More recently, nurse practitioners may also be reimbursed for hospice services under Medicare Part B, although they may not certify terminal illness or 6-month prognosis.[4] Under the Hospice Benefit, the patient always retains the right to revoke his or her acceptance of the benefit without penalty, or he or she may be discharged from the hospice service should the medical condition stabilize or improve for an extended period. The patient may be readmitted if his or her condition changes over time and the physician again certifies the terminal illness.

Despite a growing appreciation and utilization of hospice care both as a philosophy and as a fully covered Medicare benefit, there appear to be 2 perceived barriers to its broader acceptance and use. First is an understandable reluctance to openly contemplate the end of life.
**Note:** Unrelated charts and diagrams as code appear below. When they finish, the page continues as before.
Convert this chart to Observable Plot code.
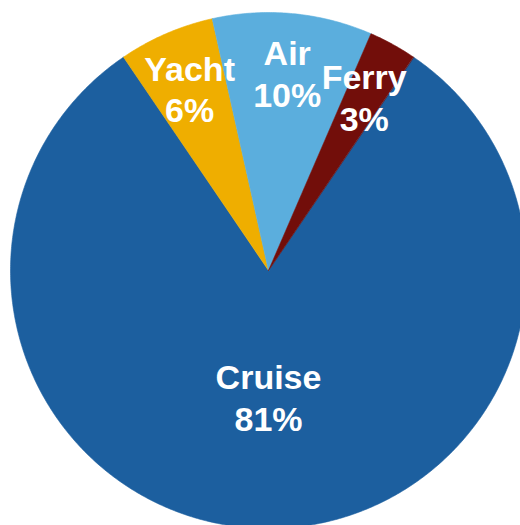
<!DOCTYPE html>
<html>
<head>
<meta charset="utf-8">
<script src="https://cdn.jsdelivr.net/npm/d3@7"></script>
<script src="https://cdn.jsdelivr.net/npm/@observablehq/plot@0.6"></script>
<style>
  html, body { margin: 0; padding: 0; background: #ffffff; }
  #chart { width: 520px; height: 525px; overflow: hidden; }
</style>
</head>
<body>
<div id="chart"></div>
<script>
// ---- data ----
const categories = ["Cruise", "Yacht", "Air", "Ferry"];
const shares = [81, 6, 10, 3];
const colors = ["#1c5f9f", "#efae00", "#5baedd", "#720e0a"];

// ---- layout ----
const W = 520, H = 525;
const cx = 268, cy = 270, R = 258;

// pie geometry (angles from 12 o'clock, clockwise); largest slice centred at bottom
const start = Math.PI * (1 - shares[0] / 100);
const arcs = d3.pie().sort(null).startAngle(start).endAngle(start + 2 * Math.PI)(shares);

// slice outlines in unit-circle data space
const slicePts = [];
arcs.forEach((a, i) => {
  slicePts.push({name: categories[i], x: 0, y: 0});
  const n = Math.max(2, Math.ceil((a.endAngle - a.startAngle) / (Math.PI / 360)));
  for (let k = 0; k <= n; k++) {
    const t = a.startAngle + (a.endAngle - a.startAngle) * k / n;
    slicePts.push({name: categories[i], x: Math.sin(t), y: Math.cos(t)});
  }
});

// labels
const labels = arcs.map((a, i) => {
  const mid = (a.startAngle + a.endAngle) / 2;
  const rr = shares[i] > 50 ? 0.49 : 0.77;
  return {name: categories[i], text: categories[i] + "\n" + shares[i] + "%",
          x: rr * Math.sin(mid), y: rr * Math.cos(mid)};
});

const chart = Plot.plot({
  width: W,
  height: H,
  margin: 0,
  style: {background: "#ffffff", overflow: "hidden"},
  x: {domain: [-1, 1], range: [cx - R, cx + R], axis: null},
  y: {domain: [-1, 1], range: [cy + R, cy - R], axis: null},
  color: {domain: categories, range: colors},
  marks: [
    Plot.line(slicePts, {
      x: "x", y: "y", z: "name",
      fill: "name", stroke: "name", strokeWidth: 0.6,
      curve: "linear-closed"
    }),
    Plot.text(labels, {
      x: "x", y: "y", text: "text",
      fill: "#ffffff",
      fontSize: 34,
      fontWeight: "bold",
      fontFamily: "'Liberation Sans', Arial, sans-serif",
      lineHeight: 1.23,
      textAnchor: "middle"
    })
  ]
});
document.getElementById("chart").appendChild(chart);
</script>
</body>
</html>
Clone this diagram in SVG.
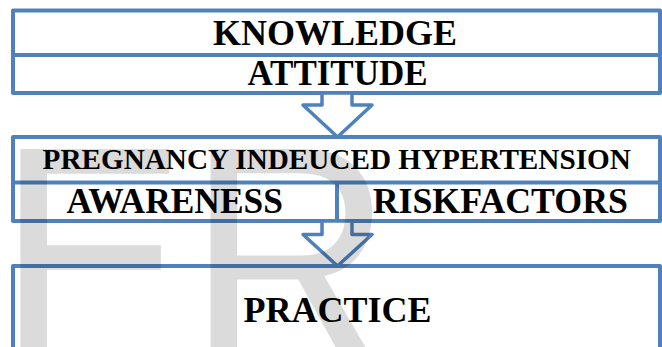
<svg xmlns="http://www.w3.org/2000/svg" width="662" height="347" viewBox="0 0 662 347">
  <style>
    .box { fill: none; stroke: #4f81bd; stroke-width: 4; stroke-linejoin: round; }
    .rule { stroke: #4f81bd; stroke-width: 4; }
    .arrow { fill: #ffffff; stroke: #4f81bd; stroke-width: 3.5; stroke-linejoin: round; }
    .lbl { font-family: "Liberation Serif", "Times New Roman", serif; font-weight: bold; fill: #000000; text-anchor: middle; }
    .mark { font-family: "Liberation Sans", Arial, sans-serif; fill: #000000; fill-opacity: 0.14; }
  </style>
  <rect width="662" height="347" fill="#ffffff"/>

  <!-- knowledge / attitude block -->
  <g id="node-knowledge-attitude">
    <rect class="box" x="13" y="10.5" width="647" height="82.5"/>
    <line class="rule" x1="13" y1="55" x2="660" y2="55"/>
    <text class="lbl" x="335" y="45" font-size="36">KNOWLEDGE</text>
    <text class="lbl" x="337.5" y="85" font-size="35">ATTITUDE</text>
  </g>

  <!-- pregnancy induced hypertension block -->
  <g id="node-pih">
    <rect class="box" x="13" y="137" width="647" height="84"/>
    <line class="rule" x1="13" y1="182.5" x2="660" y2="182.5"/>
    <line class="rule" x1="337" y1="182.5" x2="337" y2="221"/>
    <text class="lbl" x="336.7" y="168.7" font-size="29.2">PREGNANCY INDEUCED HYPERTENSION</text>
    <text class="lbl" x="174.7" y="213" font-size="35.4">AWARENESS</text>
    <text class="lbl" x="500.3" y="213" font-size="35.8">RISKFACTORS</text>
  </g>

  <!-- practice block -->
  <g id="node-practice">
    <rect class="box" x="13" y="266" width="647" height="100"/>
    <text class="lbl" x="337.5" y="322" font-size="36">PRACTICE</text>
  </g>

  <!-- block arrows between the levels -->
  <g id="connectors">
    <path class="arrow" d="M322,93 L322,105 L303,105 L337.5,137 L372,105 L352,105 L352,93 Z"/>
    <path class="arrow" d="M322,221 L322,234.5 L303,234.5 L337.5,266 L372,234.5 L352,234.5 L352,221 Z"/>
  </g>

  <!-- faint background lettering -->
  <g id="watermark" transform="scale(0.88,1)">
    <text class="mark" x="-3.4" y="372" font-size="324">ER</text>
  </g>
</svg>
In a 1999 survey conducted by the NHPCO, it was noted that Americans generally are reticent to discuss hospice care with elderly parents. According to the survey, fewer than 1 in 4 Americans have put into writing how they wish to be cared for at life's end. About 1 in 5 have not contemplated the subject at all, and a slightly smaller number told surveyors they have thought about it but have not shared their thoughts with others.[5]

The second perceived barrier is a lack of knowledge on the part of both patients and providers that the covered hospice benefits are both broad and readily available virtually everywhere in the country. As with other covered services, payments for hospice care generally are made to providers based on prospectively set rates that are updated every year for inflation. Hospice care is primarily a specialized type of home healthcare, and as is the case with home healthcare benefits, hospices are served by regional intermediaries for Medicare billings, payments, cost reports, and audits.

It may also be argued that another barrier to hospice and end-of-life care is the perception that hospice means giving up hope. In fact, hospice does not seek to take away hope. Rather, hope is seen by hospice workers as an essential tool to coping and dealing with a particularly difficult situation.

What seems to happen is the nature of the focus of hope changes when the illness is known to be incurable. Perhaps it is no longer realistic to hope for a cure from the disease, but the patient might still hope to accomplish some meaningful event in his or her life...an anniversary, a birthday, a graduation, a wedding, the birth of a grandchild, to finish a painting or a poem, to put together a photograph album, to write a special letter, or to simply say "I'm sorry" or "I love you" to someone close.

Hospice does not seek to take away hope. There is a social and spiritual need for hope. Some people fear that accepting hospice in their lives means "giving up." They feel the fight for life must continue no matter what the situation. To the contrary, offering patients realistic hope through hospice care helps them work through the experience. Some dying patients may focus their hopes on reformulated goals such as the relief of pain, an improved quality of life, or simply the hope for a good night's sleep. By working with patients to identify their individual goals, hospice fills an essential role in helping individuals preserve and maintain hope.